*Given information*:
-- start --

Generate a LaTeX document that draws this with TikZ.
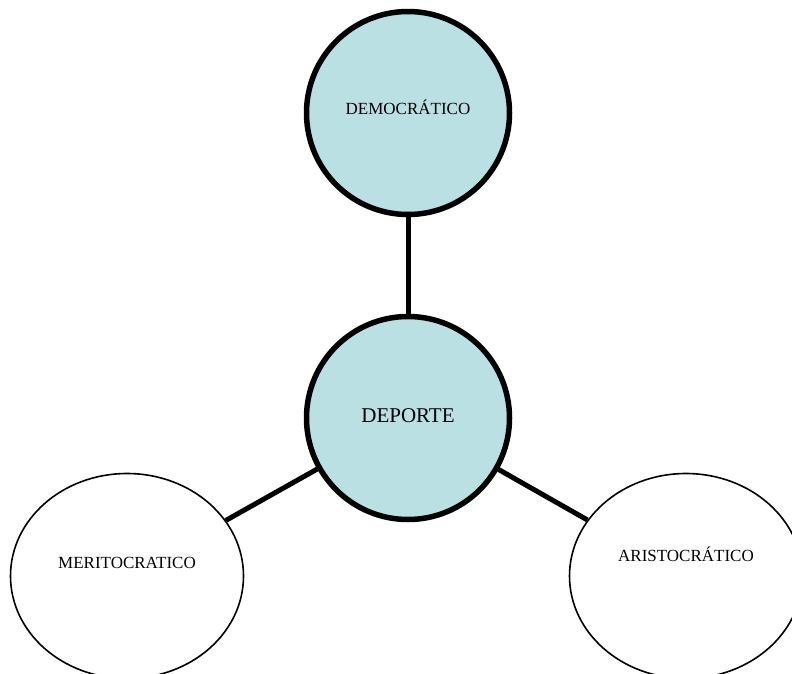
\documentclass[tikz,border=0pt]{standalone}
\usepackage{fontspec}
\setmainfont{Liberation Serif}
\usetikzlibrary{shapes.geometric}
\definecolor{celeste}{RGB}{186,224,227}
\begin{document}
\begin{tikzpicture}[x=1pt, y=-1pt,
    centro/.style={circle, draw, line width=5.5pt, fill=celeste, minimum size=203pt, inner sep=0pt},
    ovalo/.style={ellipse, draw, line width=1.6pt, fill=white, minimum width=233pt, minimum height=205pt, inner sep=0pt},
    rotulo/.style={font=\fontsize{17}{20}\selectfont},
    enlace/.style={line width=5pt}]
    % marco
    \clip (0,0) rectangle (792,673);

    % nodos
    \node[centro, label={[rotulo, yshift=6pt]center:DEMOCRÁTICO}] (demo) at (408,113) {};
    \node[centro, label={[font=\fontsize{21}{24}\selectfont, yshift=2pt]center:DEPORTE}] (deporte) at (408,418) {};
    \node[ovalo, label={[rotulo, yshift=13pt]center:MERITOCRATICO}] (merito) at (127,576) {};
    \node[ovalo, label={[rotulo, yshift=22pt]center:ARISTOCRÁTICO}] (aristo) at (686,576) {};

    % enlaces
    \foreach \n in {demo, merito, aristo}
        \draw[enlace] (deporte) -- (\n);
\end{tikzpicture}
\end{document}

-- end --

*Given task*: From the first line of the listing above, repeat every line through the one holding "(0,0) rectangle (792,673);". Both ends count, and pictures stay out.

*Task output*:
Generate a LaTeX document that draws this with TikZ.
\documentclass[tikz,border=0pt]{standalone}
\usepackage{fontspec}
\setmainfont{Liberation Serif}
\usetikzlibrary{shapes.geometric}
\definecolor{celeste}{RGB}{186,224,227}
\begin{document}
\begin{tikzpicture}[x=1pt, y=-1pt,
    centro/.style={circle, draw, line width=5.5pt, fill=celeste, minimum size=203pt, inner sep=0pt},
    ovalo/.style={ellipse, draw, line width=1.6pt, fill=white, minimum width=233pt, minimum height=205pt, inner sep=0pt},
    rotulo/.style={font=\fontsize{17}{20}\selectfont},
    enlace/.style={line width=5pt}]
    % marco
    \clip (0,0) rectangle (792,673);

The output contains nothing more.